Shakespeare tries soccer in 'She's the Man'
Robert Denerstein, Rocky Mountain News
Published March 17, 2006 at midnight
OK, so Shakespeare didn't know a yellow card from a penalty kick, but that didn't stop a group of eager filmmakers from making a soccer game the highlight of She's the Man, a romantic comedy that updates Twelfth Night - or something like it.
The movie drops a gender-bending story into a prep-school setting and never looks back. No need to adhere too closely to the Bard's language, because a substantial portion of the movie's target audience probably doesn't care whether some of the jokes try for a goofy brand of literacy.
Our heroine, for example, attends Cornwall Academy but switches to Illyria Prep when she poses as her twin brother.
Amanda Bynes (of TV's What I Like About You) plays Viola, a high-school student who wants to play on a boy's soccer team to prove, well, that she can. She's upset because Cornwall cut its girls soccer program and wouldn't allow her to try out for the boys team. In desperation, she poses as her twin brother, who conveniently exits the movie and heads for London. He's trying to be a musician.
None of this really matters. Movies like She's the Man aren't about plot or imaginatively wrought comedy. They're about cute girls, hunky boys and silly situations. If you believe that Bynes - donning a short-haired wig and binding her breasts - could pass as a boy, you're living in the same giddy alternate universe in which this movie takes place.
Bynes lowers her voice and tries to talk like she imagines a boy would talk, which turns out to be a strange cross between a wannabe rapper and someone with a nervous disorder. Viola's roommate at Illyria, Duke Orsino (Channing Tatum), is a star soccer player who doesn't know he's talking to a girl pretending to be a boy.
The script is designed to bring Viola and Duke together at the end, making room for some of the obligatory characters in between. There's the totally conceited girl (Alex Brekinridge), the girl all the boys ogle (Laura Ramsey) and, of course, the bespectacled geek (Emily Perkins) whose braces are so prominent that they look like scaffolding.

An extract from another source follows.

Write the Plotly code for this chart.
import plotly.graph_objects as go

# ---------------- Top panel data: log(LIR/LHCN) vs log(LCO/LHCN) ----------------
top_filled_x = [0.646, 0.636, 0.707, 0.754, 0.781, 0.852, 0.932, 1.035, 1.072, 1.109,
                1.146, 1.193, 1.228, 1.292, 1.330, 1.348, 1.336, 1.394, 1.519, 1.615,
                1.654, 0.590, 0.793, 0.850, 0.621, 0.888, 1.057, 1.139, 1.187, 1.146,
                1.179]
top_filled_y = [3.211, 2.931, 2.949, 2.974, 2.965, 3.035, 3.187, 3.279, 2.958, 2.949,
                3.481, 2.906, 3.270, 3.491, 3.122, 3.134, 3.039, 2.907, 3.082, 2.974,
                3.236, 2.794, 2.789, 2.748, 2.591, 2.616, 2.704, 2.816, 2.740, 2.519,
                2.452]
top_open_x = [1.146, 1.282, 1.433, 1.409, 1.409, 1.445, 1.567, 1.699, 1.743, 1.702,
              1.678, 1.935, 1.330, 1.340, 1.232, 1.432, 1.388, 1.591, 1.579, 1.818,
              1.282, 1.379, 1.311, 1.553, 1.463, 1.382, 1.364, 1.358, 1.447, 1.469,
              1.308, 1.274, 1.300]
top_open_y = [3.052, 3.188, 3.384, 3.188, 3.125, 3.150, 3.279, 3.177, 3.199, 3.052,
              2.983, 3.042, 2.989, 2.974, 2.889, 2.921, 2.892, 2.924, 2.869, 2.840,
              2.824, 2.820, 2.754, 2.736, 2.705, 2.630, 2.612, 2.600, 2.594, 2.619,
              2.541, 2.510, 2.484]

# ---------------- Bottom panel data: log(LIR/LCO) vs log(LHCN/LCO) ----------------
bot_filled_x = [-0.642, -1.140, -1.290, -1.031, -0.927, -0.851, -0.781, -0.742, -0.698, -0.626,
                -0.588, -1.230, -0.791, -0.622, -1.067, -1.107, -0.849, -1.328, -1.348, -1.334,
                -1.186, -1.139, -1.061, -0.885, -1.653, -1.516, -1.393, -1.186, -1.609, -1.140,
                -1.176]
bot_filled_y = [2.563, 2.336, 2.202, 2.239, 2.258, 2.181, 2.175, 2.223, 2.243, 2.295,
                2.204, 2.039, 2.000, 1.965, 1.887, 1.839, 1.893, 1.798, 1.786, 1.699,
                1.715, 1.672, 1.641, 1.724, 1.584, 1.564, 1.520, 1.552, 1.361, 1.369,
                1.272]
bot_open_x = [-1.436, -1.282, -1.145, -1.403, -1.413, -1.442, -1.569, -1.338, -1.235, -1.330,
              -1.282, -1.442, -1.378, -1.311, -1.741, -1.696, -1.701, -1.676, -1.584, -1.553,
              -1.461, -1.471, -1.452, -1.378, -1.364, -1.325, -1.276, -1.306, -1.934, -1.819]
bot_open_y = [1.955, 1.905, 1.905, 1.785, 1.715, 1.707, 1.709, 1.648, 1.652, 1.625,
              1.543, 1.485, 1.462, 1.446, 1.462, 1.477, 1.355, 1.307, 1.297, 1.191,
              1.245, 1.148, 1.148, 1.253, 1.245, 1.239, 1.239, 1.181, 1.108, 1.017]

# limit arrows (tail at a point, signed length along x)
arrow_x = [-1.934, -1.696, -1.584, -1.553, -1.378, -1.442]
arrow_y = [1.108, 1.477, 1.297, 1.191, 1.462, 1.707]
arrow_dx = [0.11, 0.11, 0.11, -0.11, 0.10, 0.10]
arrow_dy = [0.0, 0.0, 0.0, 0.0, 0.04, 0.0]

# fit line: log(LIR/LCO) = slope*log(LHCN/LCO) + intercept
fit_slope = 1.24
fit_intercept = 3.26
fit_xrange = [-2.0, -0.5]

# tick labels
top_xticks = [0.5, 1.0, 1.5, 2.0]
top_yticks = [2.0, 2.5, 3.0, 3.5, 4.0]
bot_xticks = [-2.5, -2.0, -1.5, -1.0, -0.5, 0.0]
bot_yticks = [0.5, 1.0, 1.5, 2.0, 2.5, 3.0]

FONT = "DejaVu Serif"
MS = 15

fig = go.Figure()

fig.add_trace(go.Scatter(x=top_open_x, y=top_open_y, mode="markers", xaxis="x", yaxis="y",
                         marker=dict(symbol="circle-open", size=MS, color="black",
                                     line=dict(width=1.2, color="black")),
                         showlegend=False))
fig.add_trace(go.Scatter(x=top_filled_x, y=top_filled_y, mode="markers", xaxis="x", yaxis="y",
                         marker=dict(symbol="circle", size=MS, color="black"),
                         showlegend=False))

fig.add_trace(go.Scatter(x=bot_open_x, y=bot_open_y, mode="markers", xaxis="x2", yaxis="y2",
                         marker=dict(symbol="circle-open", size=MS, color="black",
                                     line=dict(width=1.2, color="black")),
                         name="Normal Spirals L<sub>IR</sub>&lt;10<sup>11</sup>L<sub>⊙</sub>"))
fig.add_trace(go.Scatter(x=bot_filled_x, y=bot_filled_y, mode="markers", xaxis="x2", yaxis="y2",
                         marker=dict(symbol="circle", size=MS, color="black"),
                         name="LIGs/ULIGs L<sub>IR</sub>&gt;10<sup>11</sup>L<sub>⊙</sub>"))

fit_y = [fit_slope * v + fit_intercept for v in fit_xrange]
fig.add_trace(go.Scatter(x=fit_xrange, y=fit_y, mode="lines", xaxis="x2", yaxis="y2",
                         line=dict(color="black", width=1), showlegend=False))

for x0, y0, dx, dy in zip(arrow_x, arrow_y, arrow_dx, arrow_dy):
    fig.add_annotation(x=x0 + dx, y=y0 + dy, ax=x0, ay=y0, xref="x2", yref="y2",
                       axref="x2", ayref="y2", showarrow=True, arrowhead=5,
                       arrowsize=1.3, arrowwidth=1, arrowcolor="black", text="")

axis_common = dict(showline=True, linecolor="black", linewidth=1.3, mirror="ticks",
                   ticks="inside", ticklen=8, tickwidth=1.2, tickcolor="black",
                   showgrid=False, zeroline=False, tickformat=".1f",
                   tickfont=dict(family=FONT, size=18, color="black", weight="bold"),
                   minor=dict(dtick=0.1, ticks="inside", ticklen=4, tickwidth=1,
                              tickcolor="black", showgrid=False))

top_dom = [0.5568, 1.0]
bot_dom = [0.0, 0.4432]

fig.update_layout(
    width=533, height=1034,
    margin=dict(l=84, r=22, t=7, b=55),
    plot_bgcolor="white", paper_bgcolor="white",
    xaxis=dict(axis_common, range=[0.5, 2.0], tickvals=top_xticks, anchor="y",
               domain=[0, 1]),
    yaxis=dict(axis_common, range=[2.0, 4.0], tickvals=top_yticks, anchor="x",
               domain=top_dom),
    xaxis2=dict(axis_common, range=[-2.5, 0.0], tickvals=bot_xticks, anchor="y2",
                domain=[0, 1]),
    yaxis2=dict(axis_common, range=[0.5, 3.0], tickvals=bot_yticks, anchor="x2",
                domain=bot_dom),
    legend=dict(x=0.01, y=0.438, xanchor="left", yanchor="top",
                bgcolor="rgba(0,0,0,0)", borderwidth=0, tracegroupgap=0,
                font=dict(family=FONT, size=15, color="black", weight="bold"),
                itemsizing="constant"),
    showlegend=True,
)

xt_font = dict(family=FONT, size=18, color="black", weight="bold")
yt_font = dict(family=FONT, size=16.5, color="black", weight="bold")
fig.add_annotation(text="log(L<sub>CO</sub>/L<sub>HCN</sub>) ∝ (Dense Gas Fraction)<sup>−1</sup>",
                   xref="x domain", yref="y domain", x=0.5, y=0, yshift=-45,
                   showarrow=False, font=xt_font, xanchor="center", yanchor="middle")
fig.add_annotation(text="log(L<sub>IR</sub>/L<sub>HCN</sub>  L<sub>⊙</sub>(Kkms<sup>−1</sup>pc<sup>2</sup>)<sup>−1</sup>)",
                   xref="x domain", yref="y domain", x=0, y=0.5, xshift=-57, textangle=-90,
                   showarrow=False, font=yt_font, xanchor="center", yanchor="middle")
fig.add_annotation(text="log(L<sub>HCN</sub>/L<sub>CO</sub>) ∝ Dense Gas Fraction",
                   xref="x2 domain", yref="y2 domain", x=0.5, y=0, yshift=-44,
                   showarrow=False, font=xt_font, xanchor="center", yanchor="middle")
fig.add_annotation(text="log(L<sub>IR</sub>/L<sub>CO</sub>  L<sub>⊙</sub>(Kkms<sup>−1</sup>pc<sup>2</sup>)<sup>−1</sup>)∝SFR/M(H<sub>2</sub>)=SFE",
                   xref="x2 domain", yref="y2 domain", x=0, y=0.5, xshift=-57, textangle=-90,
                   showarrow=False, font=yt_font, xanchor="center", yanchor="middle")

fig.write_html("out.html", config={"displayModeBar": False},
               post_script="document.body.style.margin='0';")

Any adults who wander into the proceedings are made to look like idiots, most notably Viola's mom (Julie Haggerty), who presses her daughter to abandon her soccer interests and attend the upcoming debutante ball. Illyria's principal (David Cross) is an out-of-it doofus.

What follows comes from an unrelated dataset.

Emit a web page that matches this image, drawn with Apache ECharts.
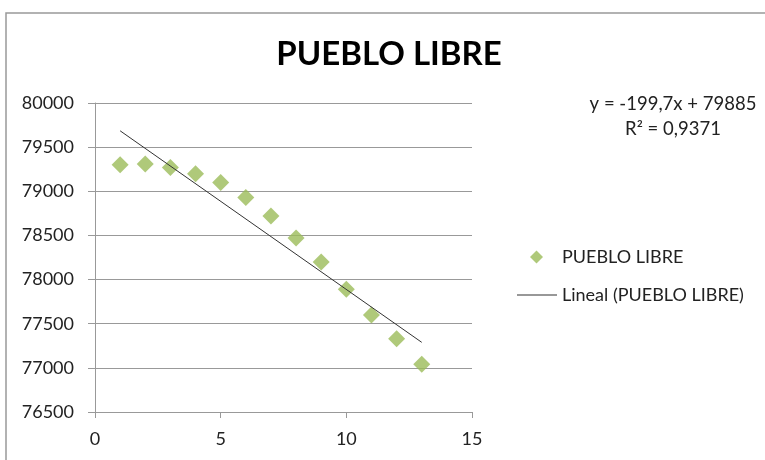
<!DOCTYPE html>
<html>
<head>
<meta charset="utf-8">
<script src="https://cdn.jsdelivr.net/npm/echarts@6/dist/echarts.min.js"></script>
<style>
  html, body { margin: 0; padding: 0; background: #fff; }
  #chart { width: 765px; height: 460px; }
</style>
</head>
<body>
<div id="chart"></div>
<script>
  // datos
  const seriesName = 'PUEBLO LIBRE';
  const trendName = 'Lineal (PUEBLO LIBRE)';
  const xValues = [1, 2, 3, 4, 5, 6, 7, 8, 9, 10, 11, 12, 13];
  const yValues = [79300, 79310, 79270, 79200, 79100, 78930, 78720, 78470, 78200, 77890, 77600, 77330, 77040];
  // extremos de la línea de tendencia
  const trendX = [1, 13];
  const trendY = [79685, 77289];
  const equationLines = ['y = -199,7x + 79885', 'R² = 0,9371'];

  const font = 'Lato, "Open Sans", sans-serif';
  const green = '#9bbb59';

  const chart = echarts.init(document.getElementById('chart'));

  const option = {
    backgroundColor: '#fff',
    animation: false,
    title: {
      text: seriesName,
      left: 384,
      textAlign: 'center',
      top: 33,
      textStyle: { fontFamily: font, fontWeight: 'bold', fontSize: 33, color: '#000' }
    },
    grid: { left: 95, right: 293, top: 103, bottom: 48 },
    xAxis: {
      type: 'value',
      min: 0,
      max: 15,
      interval: 5,
      axisLine: { lineStyle: { color: '#999', width: 1 } },
      axisTick: { show: true, length: 6, lineStyle: { color: '#999' } },
      splitLine: { show: false },
      axisLabel: { fontFamily: font, fontSize: 18, color: '#222', margin: 18 }
    },
    yAxis: {
      type: 'value',
      min: 76500,
      max: 80000,
      interval: 500,
      axisLine: { show: true, lineStyle: { color: '#999', width: 1 } },
      axisTick: { show: true, length: 7, lineStyle: { color: '#999' } },
      splitLine: { show: true, lineStyle: { color: '#999', width: 1 } },
      axisLabel: {
        fontFamily: font, fontSize: 18, color: '#222', margin: 21,
        formatter: v => String(v)
      }
    },
    legend: [
      {
        data: [seriesName],
        left: 525,
        top: 243,
        itemWidth: 13,
        itemHeight: 13,
        textStyle: { fontFamily: font, fontSize: 18, color: '#222', padding: [0, 0, 0, 14] }
      },
      {
        data: [{ name: trendName, icon: 'rect' }],
        left: 512,
        top: 281,
        itemWidth: 40,
        itemHeight: 1,
        textStyle: { fontFamily: font, fontSize: 18, color: '#222' }
      }
    ],
    graphic: [
      {
        type: 'rect',
        shape: { x: 6, y: 13, width: 800, height: 500 },
        style: { fill: 'none', stroke: '#999', lineWidth: 1.5 },
        silent: true
      },
      {
        type: 'text',
        x: 673,
        y: 92,
        style: {
          text: equationLines.join('\n'),
          align: 'center',
          verticalAlign: 'top',
          lineHeight: 25,
          font: '18.5px ' + font,
          fill: '#222'
        }
      }
    ],
    series: [
      {
        name: seriesName,
        type: 'scatter',
        symbol: 'diamond',
        symbolSize: 17,
        itemStyle: { color: green },
        data: xValues.map((x, i) => [x, yValues[i]])
      },
      {
        name: trendName,
        type: 'line',
        symbol: 'none',
        lineStyle: { color: '#333', width: 1 },
        itemStyle: { color: '#333' },
        data: trendX.map((x, i) => [x, trendY[i]])
      }
    ]
  };

  chart.setOption(option);
</script>
</body>
</html>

When it comes to mutilating Shakespeare, the movie has a fine pedigree. Among the credited writers: Karen McCullah Lutz and Kirsten Smith, who wrote 10 Things I Hate About You, a version of The Taming of the Shrew.

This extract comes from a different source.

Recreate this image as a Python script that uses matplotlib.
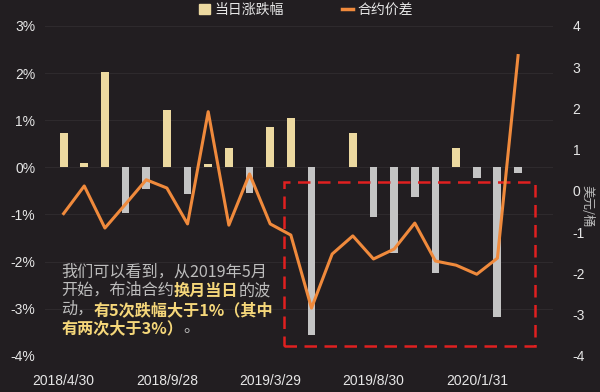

Set in dorm rooms, dining halls and locker rooms, She's the Man tries for effervescence. Credit director Andy Fickman with keeping things moving, which is about all you can expect from She's the Man, which can seem as hyperactive as Bynes' performance.
A final word: Movies such as She's the Man are almost beyond anyone's rating system. Tweens, at least those who are allowed to attend PG-13 movies, may have fun; no one else need apply.